Quebec Students Need Lesson on Equalization

It would appear Quebec university students need to learn a lesson on equalization, fairness and pulling their own weight. Frankly, so does Premier Jean Charest and the rest of the province as well.
Published on March 12, 2012

It would appear Quebec university students need to learn a lesson on equalization, fairness and pulling their own weight. Frankly, so does Premier Jean Charest and the rest of the province as well.

Quebec post-secondary students protested and some even rioted this past week in downtown Montreal over the provincial government's proposed increases to post-secondary school tuition fees.

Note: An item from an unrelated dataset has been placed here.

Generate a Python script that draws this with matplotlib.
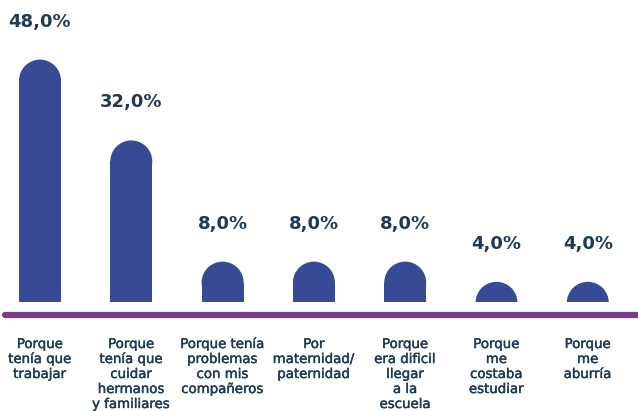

Quebec plans to increase tuition by $325 for each of the next five years, which may sound like a lot to some, but not to most other university students in the rest of the country who pay much more than those in Quebec.

Currently, of the 10 universities with the cheapest tuition, seven are in Quebec. But that tuition is only inexpensive if you are a Quebec resident. If you are not a resident of Quebec, of the 10 most costly tuitions in Canada, five are in Quebec and are the same ones that are the least expensive for Quebec students.

As Charest keeps trying to inform these angry students, even with the annual in-creases factored in, the average tuition in Quebec would rise to only $3,793 per year, which would still be among the lowest tuitions in Canada. Tuition at the University of Calgary, for instance, is $5,257 or $6,264 when you include the fees. Currently, Canada's top-ranked university – McGill – is the eighth cheapest university in Canada for Quebecers. It charges just $2,168 for basic tuition or $3,727 once all of the compulsory fees are factored in. But, for an outof-province student – let's say an Albertan – basic tuition at McGill costs $5,858 and increases to $7,417 once the fees are added, making it the third most expensive tuition in the country for non-Quebecers.

Charest has tried to reason with the protesting pupils, pointing out that Quebec students are paying just 14 per cent of their actual cost of education and that it's a great investment, since they will earn much more than those who do not go on to higher education over the course of their lives and will be healthier and more fulfilled as a result.

What's more, while the cost of virtually everything else goes up annually, tuition in Quebec remained frozen for 33 of the last 43 years.

But here's where Charest gets an F. He was quoted as saying recently: "It's through taxpayers here … that we're going to do the lion's share of financing of our universities and colleges. Then we're asking students to assume their fair share."

The problem with that quote is the word: "here."

It's not the taxpayers of Quebec who are paying the lion's share of the financing of Quebec's university students' tuitions – it's the taxpayers in Alberta who are.

According to Alberta Finance, in 2009 – which is the last year for which data are available for all provinces – Alberta was the only net contributor to confederation. For all of you who hate oil and gas, you need to stop and contemplate that fact for a while. In that year alone, Alberta sent almost $16 billion more to the federal government than it got back in federal transfers.

In that same year, Albertans – including individuals and corporations – paid $35.990 billion gross in taxes to the federal government.

Alberta received $19.997 billion back in transfers from the federal government, meaning the rest of Canada got $15.993 billion net from Alberta that year. Without trying to be repetitive, Alberta was the only "have" province in Canada that year. Put that bitumen in your pipes and smoke it, Greenpeace.

Now, take a wild guess which province got the "lion's share" of Alberta's largesse? If you guessed Quebec, you'd be correct. Quebec received $13.641 billion in equalization payments from the feds in 2009 and since, as already mentioned, Alberta was the only net contributor to confederation, all of that money Quebec received came from Alberta.

Equalization, in case Quebec students are unclear, is a program designed to make the government services available to Canadians equal across the country. Except we all know that Quebec is more equal than others. Its students get cheaper tuition, the government provides $7-a-day daycare – that is not available anywhere else in the country – and the Quebec government subsidizes hydro rates for its citizens.

As a result, every Quebecer received the equivalent of $1,743 more from the feds than they paid into confederation. Albertans, by contrast, contributed a net of $4,356 for every man, woman and child in 2009. In other words, every Albertan gave more than any Quebecer pays for tuition in their province, while Albertans pay much more.

Since many of the media elites in Quebec are separatists, this information never seems to get distributed in Quebec. Indeed, Quebecers seem to believe that they are subsidizing the oilsands – a lie that now deceased NDP leader Jack Layton spread during the last general election. But it only stands to reason that if Quebecers took a brief lesson in equalization and studied the numbers even briefly, it's highly likely even the most strident pure laine's appetite for sovereignty would evaporate as quickly as the tear gas Quebec police have been shooting on those student protesters.

What's really curious about all of this is why students in Alberta aren't in the streets protesting as a result. Maybe it's because they're all working too hard in their evil oilpatch jobs subsidizing Quebec students' tuitions and trying to save enough money for their expensive university tuitions at the same time.